Dr Zigs - Finalist in The UPS International Disaster Relief and Resilience Award

Dr Zigs ‘Bubble Crew’ creates joy in much needed situations
  • Helping kids on the ground and creating a family friendly atmosphere in refugee camps
  • Providing food and clothing from donations
  • Reaching thousands of people in UN and European refugee camps
Finalist: Award supported by the Department for International Development

Bringing joy to the faces of children caught up in life or death situations is central to the business model for Bangor-based fundraising and donation business, Dr Zigs.

With the Syrian refugee crisis, we are witnessing one of the biggest humanitarian disasters to happen in Europe since the Second World War.

Giant soap bubble specialist Dr Zigs created social responsibility project Bubbles Not Bombs – which has been around since the company’s inception – sending direct aid to children who need them around the world.

“I'm not sure if it really was a conscious choice,” says Paola Dyboski-Bryant, Bubbler in Chief at Dr Zigs. “Rather I think it was a reaction to a tragic and desperate situation.”

Creating joy through bubbles

From UN refugee camps in Lebanon and Syria to the favelas in Rio, bubbles are helping children be children again, if only for a moment. When volunteers use the bubbles in refugee camps, crowds of 50 or more children gather to run and play.

“The joy on children’s faces – who less than 24 hours previously had been in a life or death situation at sea, who have fled from war, and who are about to embark on difficult journeys ahead – when they see and play with our bubbles is one of the most moving things I’ve ever seen,” says Dyboski-Bryant.

Helping kids on the ground, and using bubbles as the centrepiece for its fundraising events across North Wales, Bangor-based Dr Zigs is now in its second year as a collection and sorting venue, with dedicated buildings for the donations of aid, food and clothing for refugees arriving on European doorsteps.

Partnering with solidarity group Pobl I Bobl (‘People to people’), which coordinates all the refugee volunteer groups throughout North Wales, it has reached hundreds of thousands of people in locations across Europe and UN refugee camps.
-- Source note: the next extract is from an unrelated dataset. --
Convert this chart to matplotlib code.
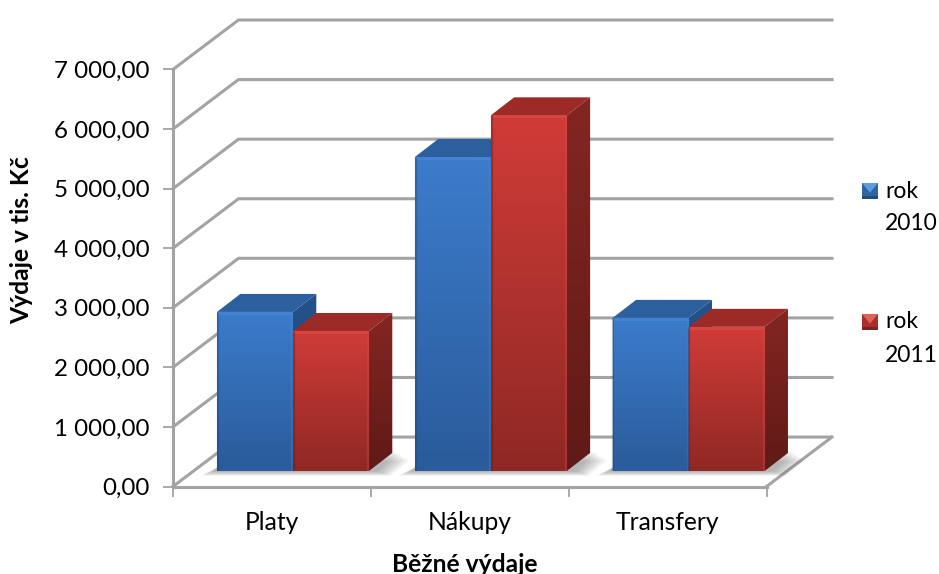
import numpy as np
import matplotlib
matplotlib.use("Agg")
import matplotlib.pyplot as plt
from matplotlib.colors import LinearSegmentedColormap
from matplotlib.patches import Polygon

plt.rcParams["font.family"] = ["Lato", "DejaVu Sans"]

categories = ["Platy", "Nákupy", "Transfery"]
rok_2010 = [2670, 5270, 2570]
rok_2011 = [2350, 5970, 2420]
y_ticks = [0, 1000, 2000, 3000, 4000, 5000, 6000, 7000]
y_labels = ["0,00", "1 000,00", "2 000,00", "3 000,00", "4 000,00", "5 000,00", "6 000,00", "7 000,00"]

W, H = 939, 574
GRID = "#a3a3a3"

# 3d box offsets in data units
DEPTH_X = 0.331
DEPTH_Y = 830
BAR_W = 0.384
BAR_DX = 0.118
BAR_DY = 302
BASE_Y = 260
BAR_START = 0.2224

fig = plt.figure(figsize=(W / 100, H / 100), dpi=100)
left, right, bottom, top = 173, 832, 486.5, 20
ax = fig.add_axes([left / W, 1 - bottom / H, (right - left) / W, (bottom - top) / H])
ax.set_xlim(0, 3 + DEPTH_X)
ax.set_ylim(0, 7000 + DEPTH_Y)


def fill(points, colors, z=3):
    # polygon filled with a vertical gradient, colors run top to bottom
    poly = Polygon(points, closed=True, fc="none", ec="none", zorder=z)
    ax.add_patch(poly)
    pts = np.array(points)
    cmap = LinearSegmentedColormap.from_list("g", colors)
    grad = np.linspace(0, 1, 128).reshape(-1, 1)
    im = ax.imshow(grad, cmap=cmap, aspect="auto", origin="upper", zorder=z,
                   extent=(pts[:, 0].min(), pts[:, 0].max(), pts[:, 1].min(), pts[:, 1].max()),
                   interpolation="bilinear")
    im.set_clip_path(poly)


def shadow(x0, x1):
    # soft shadow on the floor around the foot of each group
    for k in range(10):
        grow = 0.007 * k
        y0 = BASE_Y - 8 - 8 * k
        y1 = BASE_Y + BAR_DY + 20 - 16 * k
        pts = [(x0 - 0.02 - grow, y0), (x1 + BAR_DX * 0.4 + grow, y0),
               (x1 + BAR_DX * 1.2 + grow, y1), (x0, BASE_Y + 60)]
        ax.add_patch(Polygon(pts, closed=True, fc="#555555", ec="none", alpha=0.05, zorder=2))


def bar(x, value, front, roof, side, shine):
    y0 = BASE_Y
    y1 = BASE_Y + value
    x1 = x + BAR_W
    fill([(x1, y0), (x1 + BAR_DX, y0 + BAR_DY), (x1 + BAR_DX, y1 + BAR_DY), (x1, y1)], side, z=4)
    ax.add_patch(Polygon([(x, y1), (x + BAR_DX, y1 + BAR_DY), (x1 + BAR_DX, y1 + BAR_DY), (x1, y1)],
                         closed=True, fc=roof, ec="none", zorder=4))
    fill([(x, y0), (x1, y0), (x1, y1), (x, y1)], front, z=5)
    # bevel highlights along the front face
    ax.plot([x + 0.003, x1 - 0.003], [y1 - 14, y1 - 14], color=shine, lw=2.2, alpha=0.55,
            zorder=6, solid_capstyle="butt")
    ax.plot([x + 0.004, x + 0.004], [y0, y1 - 10], color=side[1], lw=1.6, alpha=0.4, zorder=6,
            solid_capstyle="butt")
    ax.plot([x1 - 0.004, x1 - 0.004], [y0, y1 - 10], color=shine, lw=1.6, alpha=0.3, zorder=6,
            solid_capstyle="butt")


# back wall gridlines and floor outline
for v in y_ticks:
    ax.plot([0, DEPTH_X, 3 + DEPTH_X], [v, v + DEPTH_Y, v + DEPTH_Y], color=GRID, lw=2.2, zorder=1,
            solid_joinstyle="miter", clip_on=False)
ax.plot([3, 3 + DEPTH_X], [0, DEPTH_Y], color=GRID, lw=2.2, zorder=1)

blue_front = ["#3c7ccb", "#2a5b9a"]
blue_side = ["#24528a", "#1e4474"]
red_front = ["#d03c38", "#8f2824"]
red_side = ["#842622", "#5f1a17"]

for i in range(len(categories)):
    x = i + BAR_START
    shadow(x, x + 2 * BAR_W)
    bar(x, rok_2010[i], blue_front, "#2c5f9e", blue_side, "#4a8bdc")
    bar(x + BAR_W, rok_2011[i], red_front, "#9c2b27", red_side, "#e0504a")

# axes
for name in ["top", "right"]:
    ax.spines[name].set_visible(False)
ax.patch.set_visible(False)
ax.spines["left"].set_bounds(0, 7000)
ax.spines["bottom"].set_bounds(0, 3)
for name in ["left", "bottom"]:
    ax.spines[name].set_color(GRID)
    ax.spines[name].set_linewidth(2.2)
    ax.spines[name].set_zorder(1)
ax.set_yticks(y_ticks, y_labels)
ax.set_xticks([0, 1, 2, 3], [])
ax.set_xticks([0.5, 1.5, 2.5], categories, minor=True)
ax.tick_params(axis="y", length=7, width=1.3, color=GRID, labelsize=17.4, pad=10, labelcolor="black")
ax.tick_params(axis="x", which="major", length=7, width=1.3, color=GRID)
ax.tick_params(axis="x", which="minor", length=0, labelsize=17.7, pad=18, labelcolor="black")

fig.text(22 / W, 1 - 240 / H, "Výdaje v tis. Kč", rotation=90, ha="center", va="center",
         fontsize=17.7, fontweight="bold")
fig.text(465 / W, 1 - 564 / H, "Běžné výdaje", ha="center", va="center",
         fontsize=17.7, fontweight="bold")

# legend swatches with a light top wedge
leg = fig.add_axes([0, 0, 1, 1])
leg.set_xlim(0, W)
leg.set_ylim(H, 0)
leg.axis("off")


def swatch(x, y, base, light, dark):
    s = 16
    leg.add_patch(Polygon([(x, y), (x + s, y), (x + s, y + s), (x, y + s)], fc=base, ec="none"))
    leg.add_patch(Polygon([(x, y), (x + s, y), (x + s / 2, y + s * 0.6)], fc=light, ec="none"))
    leg.add_patch(Polygon([(x, y + s), (x + s, y + s), (x + s, y + s - 3), (x, y + s - 3)], fc=dark, ec="none"))


swatch(862, 183, "#2f659f", "#5c9ce0", "#244c7c")
swatch(862, 314, "#ab302c", "#e0605a", "#7e2320")
for y, line in [(191, "rok"), (223, "2010"), (322, "rok"), (355, "2011")]:
    leg.text(885, y, line, ha="left", va="center", fontsize=16.5, color="black")

fig.savefig("out.png", dpi=100)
Dr Zigs has contributed to five shipping containers worth of aid – including one sent directly from them – as well as many smaller shipments taken directly by volunteers visiting camps in France and northern Europe. The aim is to maintain this level of commitment going forward.

Increasing its impact

The Dr Zigs ‘Bubble Crew’ are trained and involved in accepting donations, storing them and loading the van. One member of the crew entertains children with bubbles during these events to create a family friendly atmosphere, and the firm also provides food and drink to local volunteers who are coordinated for sorting days.  

The company has increased its impact by at least 200 per cent over the first six months of this project, according to Dyboski-Bryant, based on the volume of children coming through refugee centres where it operates.

Dr Zigs spends around £200 on rent for its collection point and donates two days work of time, space and staff per month to organise local communities to come in and help it sort, pack and ship. Dyboski-Bryant estimates its outgoing investment to be 5 per cent of its profit, but reckons the increase in the business is about 8 per cent each year.

Turnover in Dr Zigs’ café has increased by 100 per cent on days when it has sorting events, and when people bring donations or help sort, they often enquire about bookings, such as birthday parties or weddings. Customers appreciate the work the organisation is doing and feel that they too can make a difference by buying products or taking part in one of the events.

And the community must be generous; Dyboski-Bryant says one of its challenges was “finding a space large enough to accommodate the volumes of aid that we were able to collect”.

It is actually by making contact with individuals travelling out to these areas – rather than going through bigger NGOs – that the company has made the most difference, and Dyboski-Bryant is proud of what the small business has achieved, picking up some great media attention along the way.

“I'd say that everyone should get involved,” says Dyboski-Bryant. “And it can be good for business as well as helping to make a difference.”

Dr Zigs certainly seems to be living up to its motto: ‘Changing the world one bubble at a time.’